Personal information
- Full name: Richard Ingleby Jefferson
- Born: 15 August 1941 (age 85) Frimley Green, Surrey, England
- Batting: Right-handed
- Bowling: Right-arm medium-fast
- Relations: Julian Jefferson (father) Will Jefferson (son)

Domestic team information
- 1961: Cambridge University
- 1961–1966: Surrey
- 1963: Marylebone Cricket Club
- 1968–1971: Norfolk
- 1969: Minor Counties
- 1972: Minor Counties North

Career statistics
| Competition | First-class | List A |
| Matches | 94 | 12 |
| Runs scored | 2,094 | 112 |
| Batting average | 19.75 | 10.18 |
| 100s/50s | 2/6 | –/1 |
| Top score | 136 | 55 |
| Balls bowled | 17,326 | 798 |
| Wickets | 263 | 13 |
| Bowling average | 27.56 | 33.15 |
| 5 wickets in innings | 10 | – |
| 10 wickets in match | 1 | – |
| Best bowling | 6/25 | 3/44 |
| Catches/stumpings | 32/– | 3/– |
- Source: Cricinfo, 15 March 2019

= Richard Jefferson (cricketer) =

English cricketer

Richard Ingleby Jefferson (born 15 August 1941 in Frimley Green, Surrey) is a former amateur cricketer who played for Surrey County Cricket Club. He was one of the last first-class cricketers to play as an amateur.

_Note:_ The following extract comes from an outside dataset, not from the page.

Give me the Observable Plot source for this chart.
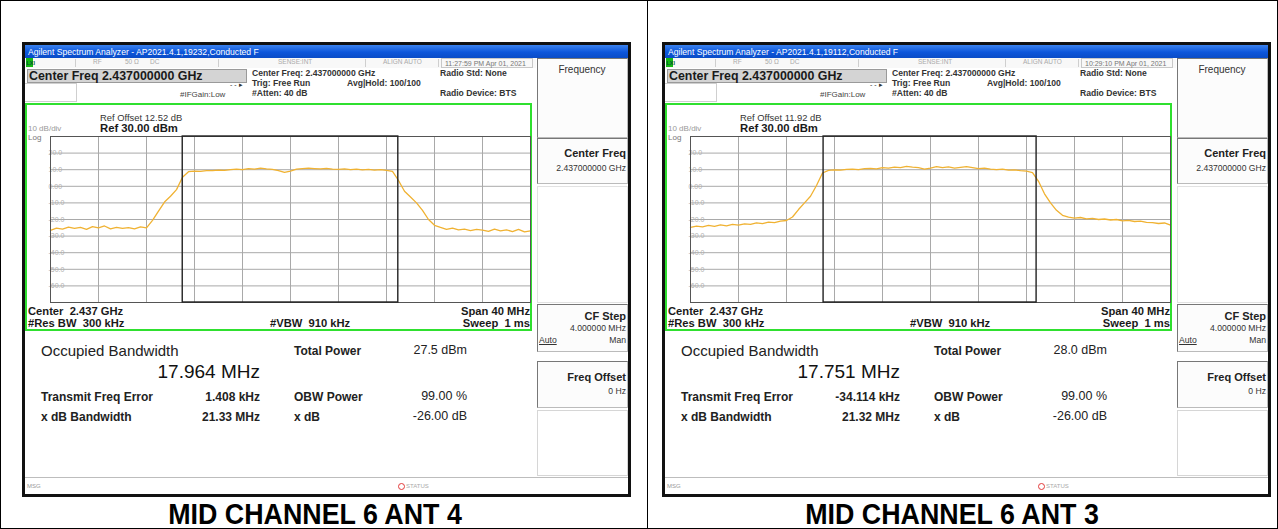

The son of Brigadier Julian Jefferson, Jefferson was educated at Ludgrove School, Winchester College and Corpus Christi College, Cambridge. He won a blue but left after a year on failing his exams. He went on to play a couple of seasons for Surrey before illness in 1965 curtailed his first-class career. He subsequently played for Norfolk, before taking a Certificate in Education and teaching in a private school.

A right-arm medium-fast bowler and right-handed bat, he was mentioned in a 1981 article by John Arlott on the best English cricketers never to have played for England. Arlott wrote that "he may well have been the greatest loss to English cricket in the post-war period".

He is the father of the cricketer Will Jefferson.